What, then, are the results? As the graph shows, Australia and Canada, two countries with enormous natural resources and relatively small populations, are first and second. An Australian family of four will be encouraged to know that it is "worth" more than pounds 2m. Then comes one tiny country with very few natural resources but with very high human resources, Luxembourg, followed by Switzerland, Japan and (another country with considerable natural wealth) Sweden. Britain is a fair way down the top 30, just ahead of two countries with no natural resources at all, Singapore and Hong Kong. At the very bottom of the league (and not shown on the graph) comes Ethiopia, with wealth per head of $1,400 (pounds 880), just below Nepal, Burundi, Malawi, Uganda, Tanzania and Vietnam.

The report is useful in that it takes into account countries that are running down their natural resources and those which have poured resources into educating their people. But are these calculations really right? Take natural resources. Australia and Canada have these in abundance, but demand for different resources changes over time.

They are only useful if they are appropriate to the technology of the day. A century ago, coal was an enormously important resource, as it was virtually the sole fuel for transport and the principal one for much domestic cooking and heating; now it is mainly used for electricity generation. In another century, it is at least conceivable there may be no economic use for it at all.

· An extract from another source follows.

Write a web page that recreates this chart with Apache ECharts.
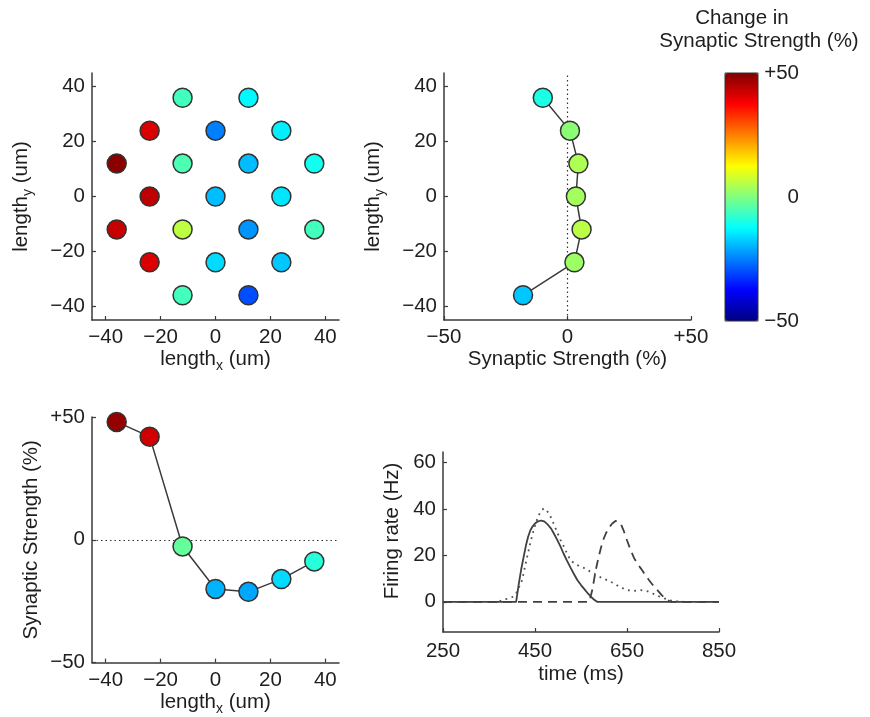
<!DOCTYPE html>
<html><head><meta charset="utf-8">
<script src="https://cdn.jsdelivr.net/npm/echarts@6/dist/echarts.min.js"></script>
<style>html,body{margin:0;padding:0;background:#fff}#c{width:870px;height:717px}</style>
</head><body><div id="c"></div>
<script>
// ---- data ----
const mapX = [-12, 12, -24, 0, 24, -36, -12, 12, 36, -24, 0, 24, -36, -12, 12, 36, -24, 0, 24, -12, 12];
const mapY = [36, 36, 24, 24, 24, 12, 12, 12, 12, 0, 0, 0, -12, -12, -12, -12, -24, -24, -24, -36, -36];
const mapChange = [-6, -13, 41, -25, -14, 49, -5, -19, -11, 44, -19, -15, 43, 6, -23, -6, 41, -16, -18, -6, -30];

const rowY = [36, 24, 12, 0, -12, -24, -36];
const rowStrength = [-10, 1, 4.4, 3.4, 5.7, 2.8, -18];

const colX = [-36, -24, -12, 0, 12, 24, 36];
const colStrength = [48, 42, -2.7, -20, -21.2, -16, -8.8];

const solidT = [250, 409, 415, 420, 425, 430, 435, 440, 445, 450, 455, 463, 470, 478, 485, 491, 498, 505, 512, 520, 527, 534, 542, 550, 556, 565, 572, 578, 585, 850];
const solidV = [0, 0, 8, 14, 19, 24, 28, 30.8, 32.5, 33.7, 34.5, 35, 34.6, 33.2, 31.5, 29.4, 26.8, 24, 20.8, 17.5, 14.8, 12.2, 9.4, 7.2, 5.8, 3.6, 2.1, 1, 0, 0];

const dotT = [250, 370, 382, 392, 403, 410, 416, 422, 427, 433, 440, 447, 452, 458, 464, 469, 474, 479, 484, 491, 498, 505, 513, 520, 527, 535, 542, 550, 560, 570, 580, 593, 607, 622, 636, 651, 665, 680, 695, 709, 720, 731, 745, 760, 775, 850];
const dotV = [0, 0, 1, 1.4, 2.2, 4, 6.5, 9.3, 14, 19.4, 25.5, 30.8, 34, 37.3, 39.3, 40.2, 39.8, 38.3, 36.6, 33.4, 30.1, 26.8, 23.7, 20.6, 18, 16.6, 15.8, 15.2, 14.2, 13, 12, 10.5, 9.3, 7.9, 6.2, 5, 4.7, 5, 4.5, 3.3, 2.3, 1.5, 0.6, 0.2, 0, 0];

const dashT = [250, 568, 575, 582, 588, 593, 598, 604, 611, 618, 625, 631, 637, 643, 650, 658, 665, 672, 680, 689, 698, 707, 716, 725, 732, 738, 745, 850];
const dashV = [0, 0, 5.5, 13.6, 19, 23, 26.5, 29.4, 32, 33.7, 34.8, 34.5, 33.3, 30.5, 26.5, 22.2, 19, 16.5, 14.4, 11.8, 9.3, 7, 5, 3, 1.6, 0.7, 0, 0];

const posTicks = [-40, -20, 0, 20, 40];
const pctTicks = [-50, 0, 50];
const timeTicks = [250, 450, 650, 850];
const rateTicks = [0, 20, 40, 60];

// ---- style ----
const FONT = 'Liberation Sans';
const FS = 20.5;
const TXT = '#1e1e1e';
const LINE = '#3a3a3a';
const jet = ['#000080', '#0000FF', '#0080FF', '#00FFFF', '#80FF80', '#FFFF00', '#FF8000', '#FF0000', '#800000'];

const minus = v => (v < 0 ? '\u2212' + (-v) : String(v));
const signed = v => (v > 0 ? '+' + v : v < 0 ? '\u2212' + (-v) : '0');

const rich = {
  m: { fontSize: FS, fontFamily: FONT, color: TXT, lineHeight: 28, verticalAlign: 'middle' },
  s: { fontSize: 14, fontFamily: FONT, color: TXT, lineHeight: 14, verticalAlign: 'bottom' }
};

function axis(gi, min, max, ticks, fmt, name, nameGap, extra) {
  return Object.assign({
    type: 'value', gridIndex: gi, min: min, max: max,
    axisLine: { show: true, onZero: false, lineStyle: { color: LINE, width: 1.5 } },
    axisTick: { show: true, inside: true, length: 4, customValues: ticks, lineStyle: { color: LINE, width: 1.2 } },
    axisLabel: { customValues: ticks, formatter: fmt, margin: 7, fontSize: FS, fontFamily: FONT, color: TXT },
    splitLine: { show: false },
    name: name, nameLocation: 'middle', nameGap: nameGap,
    nameTextStyle: { fontSize: FS, fontFamily: FONT, color: TXT, rich: rich }
  }, extra || {});
}

const dotStyle = { borderColor: '#333', borderWidth: 1.5, opacity: 1 };
const markZero = (key) => ({
  silent: true, symbol: 'none', label: { show: false },
  lineStyle: { color: '#333', width: 1.2, type: [1.5, 3] },
  data: [{ [key]: 0 }]
});

const option = {
  animation: false,
  backgroundColor: '#fff',
  textStyle: { fontFamily: FONT },
  grid: [
    { left: 92, top: 73, width: 247, height: 247 },
    { left: 444, top: 73, width: 247, height: 247 },
    { left: 92, top: 417, width: 247, height: 248 },
    { left: 443, top: 452, width: 276, height: 180 },
    { left: 725, top: 73, width: 33, height: 248, show: true, borderColor: '#333', borderWidth: 1, backgroundColor: 'transparent', z: 10 }
  ],
  xAxis: [
    axis(0, -45, 45, posTicks, minus, '{m|length}{s|x}{m| (um)}', 16),
    axis(1, -50, 50, pctTicks, signed, 'Synaptic Strength (%)', 20),
    axis(2, -45, 45, posTicks, minus, '{m|length}{s|x}{m| (um)}', 18),
    axis(3, 250, 850, timeTicks, String, 'time (ms)', 32, { axisLabel: { customValues: timeTicks, margin: 9, fontSize: FS, fontFamily: FONT, color: TXT } }),
    { type: 'value', gridIndex: 4, min: 0, max: 1, show: false }
  ],
  yAxis: [
    axis(0, -45, 45, posTicks, minus, '{m|length}{s|y}{m| (um)}', 57),
    axis(1, -45, 45, posTicks, minus, '{m|length}{s|y}{m| (um)}', 57),
    axis(2, -50, 50, pctTicks, signed, 'Synaptic Strength (%)', 50),
    axis(3, -13, 64.5, rateTicks, String, 'Firing rate (Hz)', 40, { nameTextStyle: { fontSize: FS, fontFamily: FONT, color: TXT, padding: [0, 0, 0, 22] } }),
    { type: 'value', gridIndex: 4, min: -50, max: 50, position: 'right', z: 20,
      axisLine: { show: false },
      axisTick: { show: false },
      axisLabel: { customValues: pctTicks, formatter: signed, align: 'right', margin: 41, fontSize: FS, fontFamily: FONT, color: TXT },
      splitLine: { show: false } }
  ],
  visualMap: [
    { type: 'continuous', min: -50, max: 50, seriesIndex: 0, dimension: 2, inRange: { color: jet },
      left: 725, top: 73, itemWidth: 33, itemHeight: 248, padding: 0, calculable: false, show: true, hoverLink: false, z: 1 },
    { type: 'continuous', min: -50, max: 50, seriesIndex: 2, dimension: 0, inRange: { color: jet }, show: false },
    { type: 'continuous', min: -50, max: 50, seriesIndex: 4, dimension: 1, inRange: { color: jet }, show: false }
  ],
  graphic: [
    { type: 'text', x: 742, y: 18, style: { text: 'Change in', textAlign: 'center', textVerticalAlign: 'middle', fontSize: FS, fontFamily: FONT, fill: TXT } },
    { type: 'text', x: 759, y: 41, style: { text: 'Synaptic Strength (%)', textAlign: 'center', textVerticalAlign: 'middle', fontSize: FS, fontFamily: FONT, fill: TXT } }
  ],
  series: [
    { type: 'scatter', xAxisIndex: 0, yAxisIndex: 0, symbolSize: 19, itemStyle: dotStyle,
      data: mapX.map((x, i) => [x, mapY[i], mapChange[i]]) },
    { type: 'line', xAxisIndex: 1, yAxisIndex: 1, showSymbol: false, symbol: 'none',
      lineStyle: { color: LINE, width: 1.5 }, markLine: markZero('xAxis'),
      data: rowStrength.map((v, i) => [v, rowY[i]]) },
    { type: 'scatter', xAxisIndex: 1, yAxisIndex: 1, symbolSize: 19, itemStyle: dotStyle, z: 5,
      data: rowStrength.map((v, i) => [v, rowY[i]]) },
    { type: 'line', xAxisIndex: 2, yAxisIndex: 2, showSymbol: false, symbol: 'none',
      lineStyle: { color: LINE, width: 1.5 }, markLine: markZero('yAxis'),
      data: colX.map((x, i) => [x, colStrength[i]]) },
    { type: 'scatter', xAxisIndex: 2, yAxisIndex: 2, symbolSize: 19, itemStyle: dotStyle, z: 5,
      data: colX.map((x, i) => [x, colStrength[i]]) },
    { type: 'line', xAxisIndex: 3, yAxisIndex: 3, symbol: 'none',
      lineStyle: { color: '#404040', width: 1.8 },
      data: solidT.map((t, i) => [t, solidV[i]]) },
    { type: 'line', xAxisIndex: 3, yAxisIndex: 3, symbol: 'none',
      lineStyle: { color: '#505050', width: 1.8, type: [1.8, 4.5] },
      data: dotT.map((t, i) => [t, dotV[i]]) },
    { type: 'line', xAxisIndex: 3, yAxisIndex: 3, symbol: 'none',
      lineStyle: { color: '#404040', width: 1.8, type: [9, 6] },
      data: dashT.map((t, i) => [t, dashV[i]]) }
  ]
};

const chart = echarts.init(document.getElementById('c'), null, { renderer: 'canvas' });
chart.setOption(option);
</script>
</body></html>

Next, take "produced assets". Factories are only useful if they make things people need. The former Soviet Union has a vast industry producing weapons. Not needed. Japan has perhaps a one-third excess in its car-producing capacity. Cities (with all their associated services) are only useful if they are in the "right" place: look at the existence of ghost towns or run-down inner-city districts, or conversely at the way in which a town created for one purpose (say, mining) can be transformed into another (like a ski-resort).

But the most questionable calculation surely must be the value put on human capital. Without looking into the detailed methodology of the calculation, it is a bit unfair to criticise the World Bank's valuations, but to say that the human capital of a Luxembourg citizen is worth three times that of an Australian seems a bit odd. Maybe they know more languages, or are better at investing the money that has come across the border from Germany to avoid German taxation.

It also seems odd that Japanese human capital should be rated higher than American, given that the US has the world's largest surplus on trade in intellectual property and Japan has the largest deficit. Finally, I would back the human capital of the Vietnamese, right at the bottom of the table, against that of just about any other country in the world. They may not have doctorates, but in another generation or two they will have created an economic miracle akin to that of places like Hong Kong and Singapore. The really interesting thing, surely, is just how difficult it is to measure human capital. There is absolutely no point in having large numbers of people trained to do jobs which are no longer needed. How do you measure the human capital of pop musicians? Or an author?

Surely we are moving to a world where ingenuity and entrepreneurship count for far more than technical, taught skills. Every country can train people to be engineers, accountants and lawyers provided it puts the resources into this. Maybe we are not training enough, but these are not areas where it is possible to sustain a comparative advantage for long. It is very difficult to know how to produce a Bill Gates. Yet the United States' utter domination of the world software market for PCs has happened because of him and the people about him.

It must be right to invest in human capital and we should thank the World Bank for reminding us of this, just as we should thank it for warning about the effects on future generations of running down natural resources. But let's remember that human capital also consists of the ability to surprise, to invent, to think counter-cyclically, to entertain, even to thrill.